An economy that grew steadily in the 2000s is expected to grow just 2.5 percent this year, inflation has accelerated by 6.67 percent in the last year and the Brazilian currency, the real, is sinking. Brazilian unemployment remains low compared with many countries in Europe, but people here complain about the price of everything from groceries to apartment rents, which in big cities are among the highest in the world.

Emerson Silva, 22, a computer technician who is part of the new middle class, said people are feeling the pinch but are watching with growing frustration as the government directs billions of dollars to ensuring the World Cup and the Olympics are a success.

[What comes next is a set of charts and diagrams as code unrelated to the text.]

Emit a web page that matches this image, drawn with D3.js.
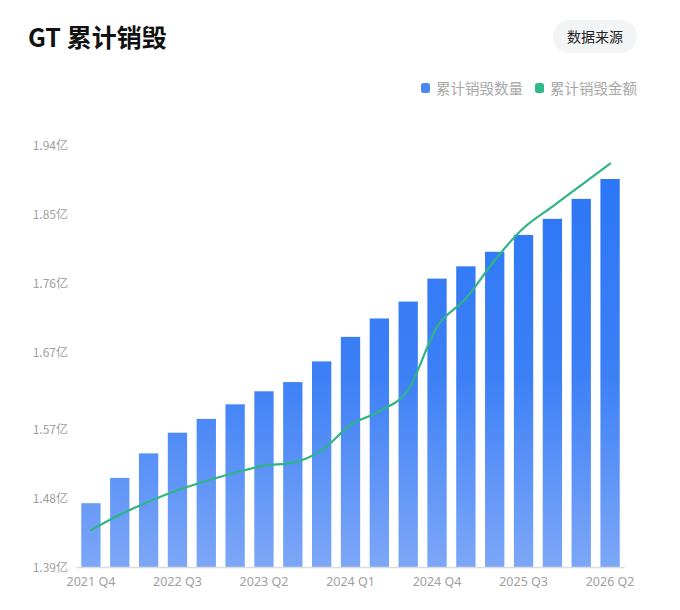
<!DOCTYPE html>
<html>
<head>
<meta charset="utf-8">
<script src="https://cdn.jsdelivr.net/npm/d3@7"></script>
<style>
  html, body { margin: 0; padding: 0; background: #fff; }
  svg { display: block; font-family: "Noto Sans CJK SC", "Noto Sans", sans-serif; }
</style>
</head>
<body>
<svg id="chart" width="680" height="610"></svg>
<script>
// quarters shown on the x axis
const quarters = [
  '2021 Q4', '2022 Q1', '2022 Q2', '2022 Q3', '2022 Q4',
  '2023 Q1', '2023 Q2', '2023 Q3', '2023 Q4',
  '2024 Q1', '2024 Q2', '2024 Q3', '2024 Q4',
  '2025 Q1', '2025 Q2', '2025 Q3', '2025 Q4',
  '2026 Q1', '2026 Q2'
]

// cumulative burned quantity (亿)
const burnedCount = [
  1.474, 1.507, 1.539, 1.566, 1.584, 1.603, 1.620, 1.632, 1.659, 1.691,
  1.715, 1.737, 1.767, 1.783, 1.802, 1.824, 1.845, 1.871, 1.897
]

// cumulative burned amount, drawn on the same visual scale
const burnedValue = [
  1.439, 1.459, 1.476, 1.491, 1.503, 1.514, 1.523, 1.527, 1.543, 1.576,
  1.594, 1.622, 1.704, 1.741, 1.791, 1.833, 1.861, 1.889, 1.917
]

const yTicks = [1.39, 1.48, 1.57, 1.67, 1.76, 1.85, 1.94]
const xTickLabels = ['2021 Q4', '2022 Q3', '2023 Q2', '2024 Q1', '2024 Q4', '2025 Q3', '2026 Q2']

const legendItems = [
  { name: '累计销毁数量', color: '#4a85f2' },
  { name: '累计销毁金额', color: '#2ebb86' }
]

const svg = d3.select('#chart')

// header
svg.append('text')
  .attr('x', 28).attr('y', 46.5)
  .attr('font-size', 25).attr('font-weight', 700)
  .attr('fill', '#111')
  .text('GT 累计销毁')

svg.append('rect')
  .attr('x', 553).attr('y', 20).attr('width', 84).attr('height', 33)
  .attr('rx', 16.5)
  .attr('fill', '#f3f4f6')
svg.append('text')
  .attr('x', 595).attr('y', 41.5)
  .attr('text-anchor', 'middle')
  .attr('font-size', 14).attr('fill', '#222')
  .text('数据来源')

// legend
const legend = svg.append('g').attr('transform', 'translate(421, 88)')
let lx = 0
legendItems.forEach(item => {
  const g = legend.append('g').attr('transform', `translate(${lx}, 0)`)
  g.append('rect')
    .attr('x', 0).attr('y', -5).attr('width', 9).attr('height', 10)
    .attr('rx', 2.5)
    .attr('fill', item.color)
  g.append('text')
    .attr('x', 15).attr('y', 5.5)
    .attr('font-size', 14.5).attr('fill', '#a8a8a8')
    .text(item.name)
  lx += 114
})

// scales
const x = d3.scaleBand()
  .domain(quarters)
  .range([76.5, 624.5])
  .paddingInner(0.33)
  .paddingOuter(0.165)

const y = d3.scaleLinear()
  .domain([1.39, 1.94])
  .range([567.6, 146])

// bar gradient
const defs = svg.append('defs')
const grad = defs.append('linearGradient')
  .attr('id', 'barGrad')
  .attr('gradientUnits', 'userSpaceOnUse')
  .attr('x1', 0).attr('x2', 0)
  .attr('y1', y(1.94)).attr('y2', y(1.39))
grad.append('stop').attr('offset', '0%').attr('stop-color', '#2a75f6')
grad.append('stop').attr('offset', '55%').attr('stop-color', '#3d80f6')
grad.append('stop').attr('offset', '100%').attr('stop-color', '#7da7f7')

// y axis labels
svg.append('g')
  .attr('transform', 'translate(68, 0)')
  .call(d3.axisLeft(y).tickValues(yTicks).tickSize(0).tickPadding(0)
    .tickFormat(d => d3.format('.2f')(d) + '亿'))
  .call(g => g.select('.domain').remove())
  .call(g => g.selectAll('text')
    .attr('font-size', 12).attr('fill', '#a0a0a0')
    .attr('font-family', '"Noto Sans CJK SC", "Noto Sans", sans-serif'))

// bars
svg.append('g')
  .selectAll('rect')
  .data(burnedCount)
  .join('rect')
  .attr('x', (d, i) => x(quarters[i]))
  .attr('y', d => y(d))
  .attr('width', x.bandwidth())
  .attr('height', d => y(1.39) - y(d))
  .attr('fill', 'url(#barGrad)')

// x axis
svg.append('g')
  .attr('transform', `translate(0, ${y(1.39)})`)
  .call(d3.axisBottom(x).tickValues(xTickLabels).tickSize(0).tickPadding(10))
  .call(g => g.select('.domain').attr('stroke', '#dcdcdc').attr('stroke-width', 1.5)
    .attr('d', `M${x.range()[0]},0H${x.range()[1]}`))
  .call(g => g.selectAll('text')
    .attr('font-size', 12.5).attr('fill', '#a0a0a0')
    .attr('font-family', '"Noto Sans", "Noto Sans CJK SC", sans-serif'))

// amount line
const line = d3.line()
  .x((d, i) => x(quarters[i]) + x.bandwidth() / 2)
  .y(d => y(d))
  .curve(d3.curveMonotoneX)

svg.append('path')
  .datum(burnedValue)
  .attr('d', line)
  .attr('fill', 'none')
  .attr('stroke', '#2fb585')
  .attr('stroke-width', 2.2)
  .attr('stroke-linecap', 'round')
</script>
</body>
</html>
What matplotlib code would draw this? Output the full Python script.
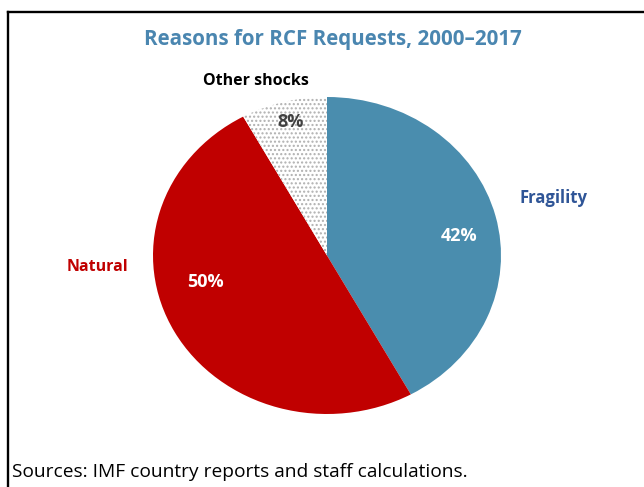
import matplotlib.pyplot as plt
from matplotlib.lines import Line2D

# data
labels = ['Fragility', 'Natural', 'Other shocks']
shares = [42, 50, 8]
colors = ['#4A8DAE', '#C00000', 'white']
label_colors = ['#2F5597', '#C00000', 'black']
pct_colors = ['white', 'white', '#404040']
# text positions (data units of the pie axes, radius 1)
label_pos = [(1.30, 0.36), (-1.32, -0.07), (-0.41, 1.10)]
pct_pos = [(0.76, 0.12), (-0.70, -0.17), (-0.21, 0.84)]

plt.rcParams['font.family'] = ['Open Sans', 'DejaVu Sans']

W, H = 644, 487
fig = plt.figure(figsize=(W / 100, H / 100), dpi=100)

# pie bounding box in pixels: x 153..501, y 97..414
ax = fig.add_axes([153 / W, 1 - 414 / H, 348 / W, 317 / H])
wedges, _ = ax.pie(shares, colors=colors, startangle=90, counterclock=False,
                   radius=1, wedgeprops=dict(linewidth=0))
wedges[2].set_hatch('....')
wedges[2].set_edgecolor('#B0B0B0')
ax.set_aspect('auto')
ax.set_xlim(-1, 1)
ax.set_ylim(-1, 1)
ax.axis('off')

label_sizes = [12, 11.5, 11.5]
for lab, (x, y), c, fs in zip(labels, label_pos, label_colors, label_sizes):
    ax.text(x, y, lab, color=c, fontsize=fs, fontweight='bold',
            ha='center', va='center', clip_on=False)
for s, (x, y), c in zip(shares, pct_pos, pct_colors):
    ax.text(x, y, f'{s}%', color=c, fontsize=13, fontweight='bold',
            ha='center', va='center')

fig.text(333 / W, 1 - 40 / H, 'Reasons for RCF Requests, 2000\u20132017',
         color='#4A86B0', fontsize=14.8, fontweight='bold', ha='center', va='center')
fig.text(12 / W, 1 - 472 / H, 'Sources: IMF country reports and staff calculations.',
         color='black', fontsize=13.8, ha='left', va='center')

# frame lines (top and left)
fig.add_artist(Line2D([7.5 / W, 1], [1 - 12 / H, 1 - 12 / H], color='black', lw=1.7,
                      transform=fig.transFigure, solid_capstyle='projecting'))
fig.add_artist(Line2D([7.5 / W, 7.5 / W], [0, 1 - 12 / H], color='black', lw=1.7,
                      transform=fig.transFigure, solid_capstyle='projecting'))

fig.savefig('out.png', dpi=100)
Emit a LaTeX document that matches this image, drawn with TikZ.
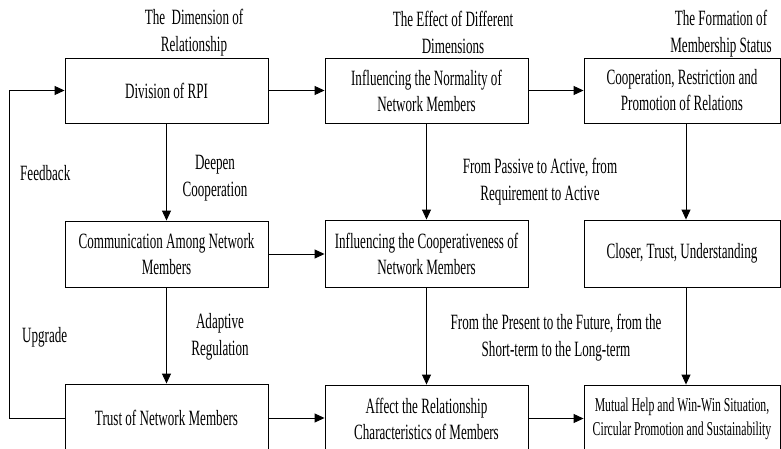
\documentclass[tikz,border=0pt]{standalone}
\usepackage{fontspec}
\setmainfont{Liberation Serif}[FakeStretch=0.6]
\usetikzlibrary{arrows.meta}
\tikzset{
  box/.style={draw, line width=0.9pt, minimum width=203pt, inner sep=0pt, align=center, font=\fontsize{21.8}{26}\selectfont},
  lbl/.style={inner sep=0pt, align=center, font=\fontsize{21.8}{27}\selectfont},
  arr/.style={line width=0.9pt, -{Triangle[length=10pt,width=9pt]}},
  ln/.style={line width=0.9pt}
}
\begin{document}
\begin{tikzpicture}[x=1pt,y=-1pt]
\useasboundingbox (0,0) rectangle (781,449);
\clip (0,0) rectangle (781,449);
% boxes
\node[box, minimum height=65pt] (b1) at (166.5,90.5) {Division of RPI};
\node[box, minimum height=65pt] (b2) at (426.5,90.5) {Influencing the Normality of\\Network Members};
\node[box, minimum height=65pt, minimum width=196pt] (b3) at (682,90.5) {Cooperation, Restriction and\\Promotion of Relations};
\node[box, minimum height=66pt] (b4) at (166.5,254) {Communication Among Network\\Members};
\node[box, minimum height=67pt] (b5) at (426.5,253.5) {Influencing the Cooperativeness of\\Network Members};
\node[box, minimum height=67pt, minimum width=196pt] (b6) at (682,253.5) {Closer, Trust, Understanding};
\node[box, minimum height=68pt] (b7) at (166.5,418) {Trust of Network Members};
\node[box, minimum height=67pt] (b8) at (426.5,418.5) {Affect the Relationship\\Characteristics of Members};
\node[box, minimum height=67pt, minimum width=196pt, font=\fontsize{19.6}{24}\selectfont] (b9) at (682,418.5) {Mutual Help and Win-Win Situation,\\Circular Promotion and Sustainability};
% headers
\node[lbl] (h1) at (194,33) {The\ \ Dimension of\\Relationship};
\node[lbl] (h2) at (453,32) {The Effect of Different\\Dimensions};
\node[lbl] (h3) at (721,33.5) {The Formation of\\Membership Status};
% labels
\node[lbl, anchor=west] (lfb) at (20,173) {Feedback};
\node[lbl, anchor=west] (lup) at (22,337) {Upgrade};
\node[lbl] (ldc) at (215,178.5) {Deepen\\Cooperation};
\node[lbl] (lar) at (220,336.5) {Adaptive\\Regulation};
\node[lbl] (lpa) at (540,181.5) {From Passive to Active, from\\Requirement to Active};
\node[lbl] (lpf) at (556,337.5) {From the Present to the Future, from the\\Short-term to the Long-term};
% connectors
\draw[arr] (b1.east) -- (b2.west);
\draw[arr] (b2.east) -- (b3.west);
\draw[arr] (b4.east) -- (b4.east -| b5.west);
\draw[arr] (b7.east) -- (b7.east -| b8.west);
\draw[arr] (b8.east) -- (b9.west);
\draw[arr] (b1.south) -- (b4.north);
\draw[arr] (b4.south) -- (b7.north);
\draw[arr] (b2.south) -- (b5.north);
\draw[arr] (b5.south) -- (b8.north);
\draw[arr] ([xshift=4pt]b3.south) -- ([xshift=4pt]b6.north);
\draw[arr] ([xshift=4pt]b6.south) -- ([xshift=4pt]b9.north);
\coordinate (fbx) at (9,0);
\draw[arr] (b7.west) -- (b7.west -| fbx) |- (b1.west);
\end{tikzpicture}
\end{document}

“If politicians can build a stadium that cost 1 billion reais,” he said, or the equivalent of $450 million, “then why aren’t they building high-quality schools?”

Particularly galling to demonstrators has been the sensation that the country’s political class seems to enrich itself at the expense of a middle class that has trouble making ends meet and poorer Brazilians who in some cases do not have enough to eat.

Though Rousseff remains popular, her Workers Party has drawn the ire of protesters. High-ranking officials in the government of her predecessor, Lula, have been convicted in the mensalao scandal, in which huge payoffs were made to secure votes from members of congress.

“Imagine people having no money to eat!” said one protester, Luysa Satyro de Moraes Sarmento, 17, carrying a sign reading, “No World Cup — I want education.” “I think Brazilians can’t take it anymore. Corruption is everywhere. The politicians don’t even hide it.”

The demonstrations have drawn comparisons to uprisings in Turkey or other parts of the Middle East, starting small and morphing into something much larger. “It’s what I call carpe diem — seize the moment,” David Fleischer, a Brasilia-based political analyst, said of protesters. “The whole world is watching.”

But unlike Egypt or Tunisia, Brazil is an established democracy that has made inroads against poverty. Demonstrators here are also venting over a range of complaints and calling for sometimes nebulous changes, such as a more accountable government. In Turkey, protesters have focused on the government’s strong-arm tactics, while protesters in Europe rose up against economic belt-tightening.

“It’s fascinating that it’s not the poorest people who are the focus,” said Carl Meacham, director of the Americas program at the Center for Strategic and International Studies in Washington. “It’s the middle class, the students, thrown in with the poor folks.”

Forero reported from Bogota, Colombia.